At the elementary level, the report predicts that in the next five years, new housing developments will impact enrollment growth at Saddleback and Santa Cruz elementary schools.

Brammer suggested the board may have to consider redistricting those areas or adding facilities to accommodate new students.

District Business Services Director Aron Rausch is expected to present a list of properties to the board at a future meeting where the board will discuss the likelihood of constructing a second high school.

Discussion for the project’s funding was suggested through a possible bond on the upcoming November ballot. Rausch and MUSD Human Resources Director Tom Beckett said, if approved, the bond would have to be submitted to the County Election Department by mid-August.

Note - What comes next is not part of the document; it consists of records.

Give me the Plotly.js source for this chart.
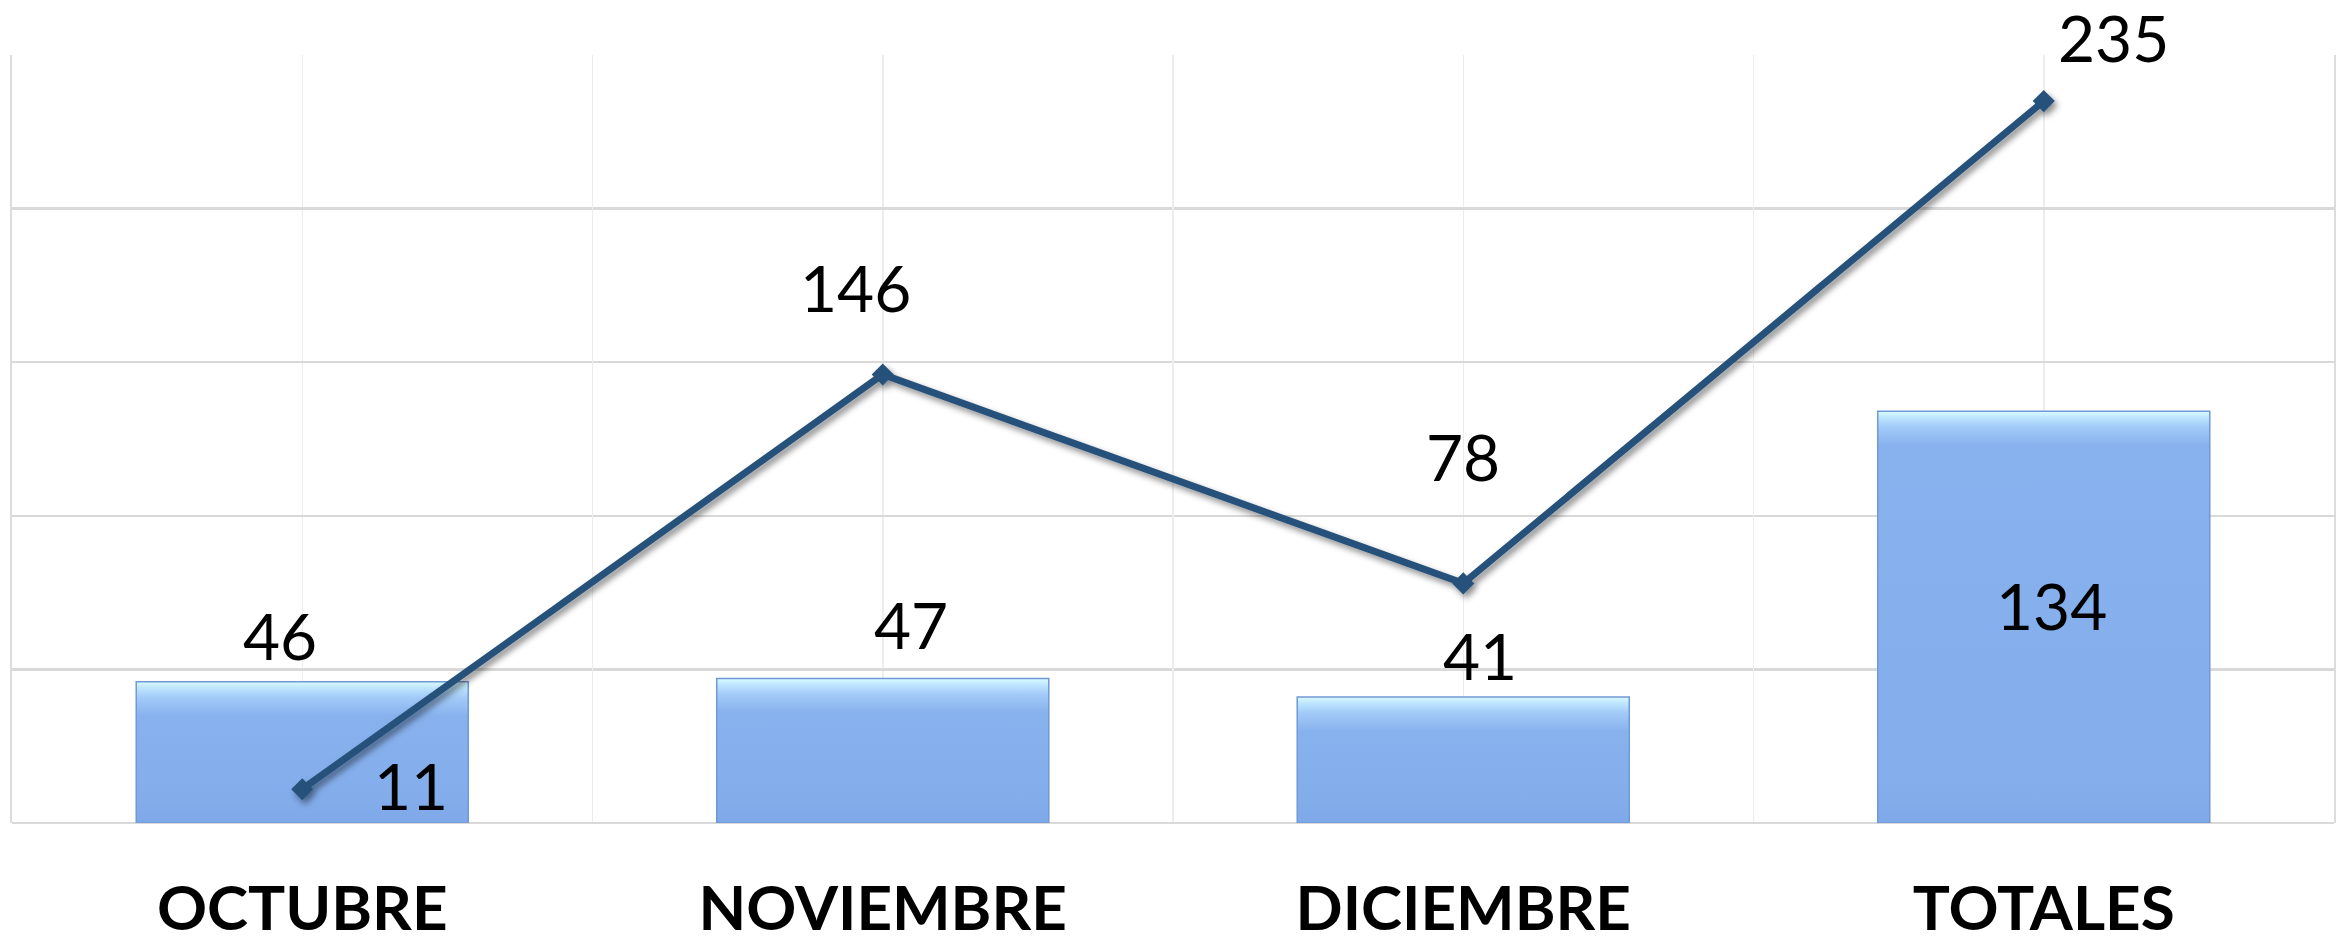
<!DOCTYPE html>
<html>
<head>
<meta charset="utf-8">
<script src="https://cdn.plot.ly/plotly-3.0.1.min.js"></script>
<style>
  html, body { margin: 0; padding: 0; background: #ffffff; }
  #chart { width: 2346px; height: 945px; }
</style>
</head>
<body>
<div id="chart"></div>
<script>
// ---- data ----
const categories = ['OCTUBRE', 'NOVIEMBRE', 'DICIEMBRE', 'TOTALES'];
const barValues  = [46, 47, 41, 134];
const lineValues = [11, 146, 78, 235];

// ---- label placement (pixel offsets from each mark) ----
const barLabelPlace  = [ {dx: -22, dy: 46, mid: false}, {dx: 28, dy: 54, mid: false}, {dx: 17, dy: 42, mid: false}, {dx: 8, dy: 12, mid: true} ];
const lineLabelPlace = [ {dx: 109, dy: 4}, {dx: -27, dy: 87}, {dx: 0, dy: 127}, {dx: 70, dy: 64} ];

const labelFont = { family: 'Lato, "Liberation Sans", sans-serif', size: 64, color: '#000000' };

const annotations = [];
categories.forEach((c, i) => {
  const p = barLabelPlace[i];
  annotations.push({
    x: c, y: p.mid ? barValues[i] / 2 : barValues[i], xref: 'x', yref: 'y',
    text: String(barValues[i]), showarrow: false, borderpad: 0,
    xshift: p.dx, yshift: p.dy, font: labelFont
  });
  const q = lineLabelPlace[i];
  annotations.push({
    x: c, y: lineValues[i], xref: 'x', yref: 'y',
    text: String(lineValues[i]), showarrow: false, borderpad: 0,
    xshift: q.dx, yshift: q.dy, font: labelFont
  });
});

const traces = [
  {
    type: 'bar', x: categories, y: barValues, width: 0.572,
    marker: { color: '#84AEEB', line: { color: '#7199D6', width: 1.5 } },
    hoverinfo: 'none', showlegend: false, cliponaxis: false
  },
  {
    type: 'scatter', mode: 'lines+markers', x: categories, y: lineValues,
    line: { color: '#27517A', width: 7 },
    marker: { symbol: 'diamond', size: 17, color: '#27517A' },
    hoverinfo: 'none', showlegend: false, cliponaxis: false
  },
  // invisible trace on overlay axis to draw boundary grid lines
  {
    type: 'scatter', mode: 'markers', x: categories, y: lineValues,
    xaxis: 'x2', yaxis: 'y', marker: { opacity: 0 }, hoverinfo: 'none', showlegend: false
  }
];

const layout = {
  width: 2346, height: 945,
  margin: { l: 12, r: 12, t: 55, b: 122 },
  paper_bgcolor: '#ffffff', plot_bgcolor: '#ffffff',
  showlegend: false,
  xaxis: {
    type: 'category', categoryorder: 'array', categoryarray: categories,
    range: [-0.5, 3.5],
    showgrid: true, gridcolor: '#EDEDED', gridwidth: 1.5,
    zeroline: false, showline: false, ticks: '',
    tickfont: { family: 'Lato, "Liberation Sans", sans-serif', size: 62, color: '#000000', weight: 'bold' },
    ticklabelstandoff: 44
  },
  xaxis2: {
    type: 'category', categoryorder: 'array', categoryarray: categories,
    overlaying: 'x', matches: 'x', range: [-0.5, 3.5],
    tickson: 'boundaries', showgrid: true, gridcolor: '#EDEDED', gridwidth: 1.5,
    showticklabels: false, ticks: '', zeroline: false, showline: false
  },
  yaxis: {
    range: [0, 250], dtick: 50, tick0: 0,
    showgrid: true, gridcolor: '#D9D9D9', gridwidth: 2.5,
    showticklabels: false, ticks: '', zeroline: true, zerolinecolor: '#D9D9D9', zerolinewidth: 2.5,
    showline: true, mirror: true, linecolor: '#DCDCDC', linewidth: 2
  },
  annotations: annotations
};

Plotly.newPlot('chart', traces, layout, { displayModeBar: false, staticPlot: true }).then(function (gd) {
  const svg = gd.querySelector('svg.main-svg');
  const NS = 'http://www.w3.org/2000/svg';
  let defs = svg.querySelector('defs');
  if (!defs) { defs = document.createElementNS(NS, 'defs'); svg.insertBefore(defs, svg.firstChild); }

  // soft drop shadow for the line
  const f = document.createElementNS(NS, 'filter');
  f.setAttribute('id', 'lineShadow');
  f.setAttribute('filterUnits', 'userSpaceOnUse');
  f.setAttribute('x', '0'); f.setAttribute('y', '0');
  f.setAttribute('width', '2346'); f.setAttribute('height', '945');
  const fe = document.createElementNS(NS, 'feDropShadow');
  fe.setAttribute('dx', '3'); fe.setAttribute('dy', '4'); fe.setAttribute('stdDeviation', '3');
  fe.setAttribute('flood-color', '#000000'); fe.setAttribute('flood-opacity', '0.45');
  f.appendChild(fe);
  defs.appendChild(f);
  const lineTrace = gd.querySelector('.scatterlayer .trace');
  if (lineTrace) lineTrace.setAttribute('filter', 'url(#lineShadow)');

  // bevel-like vertical gradient on bars
  gd.querySelectorAll('.barlayer .point path').forEach(function (p, i) {
    const bb = p.getBBox();
    const h = bb.height || 1;
    const g = document.createElementNS(NS, 'linearGradient');
    g.setAttribute('id', 'barGrad' + i);
    g.setAttribute('x1', '0'); g.setAttribute('y1', '0');
    g.setAttribute('x2', '0'); g.setAttribute('y2', '1');
    const stops = [
      [0, '#D9FCFF'], [6 / h, '#BFE6FF'], [16 / h, '#A2CAF8'], [34 / h, '#88B2EE'],
      [Math.max(34 / h, 1 - 34 / h), '#84AEEB'], [1, '#7EA8E8']
    ];
    stops.forEach(function (s) {
      const st = document.createElementNS(NS, 'stop');
      st.setAttribute('offset', Math.min(1, s[0]));
      st.setAttribute('stop-color', s[1]);
      g.appendChild(st);
    });
    defs.appendChild(g);
    p.style.fill = 'url(#barGrad' + i + ')';
  });
});
</script>
</body>
</html>
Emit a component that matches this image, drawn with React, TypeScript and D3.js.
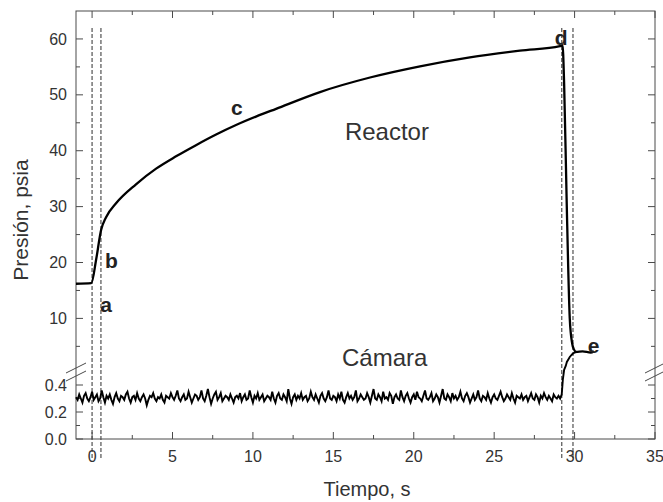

“Of course, the district would need to do significant work in preparation and also seek Board approval prior to announcing our intent to ask voters for a bond,” Beckett said.

The district discussed making temporary solutions for additional space at MHS by adding modular buildings on a parking lot adjacent to its baseball fields and possibly sending Ram Academy students to class in a leased store-front or at the District Administration Building in the future.

However, the board said any proposals discussed will be more confidently debated after Rausch’s property analysis is submitted in the coming weeks.

Leading MUSD through anticipated growth will be at the forefront of its future superintendent as its current top administrator begins a transition to his new position months ahead of his prior contracted last day on the job.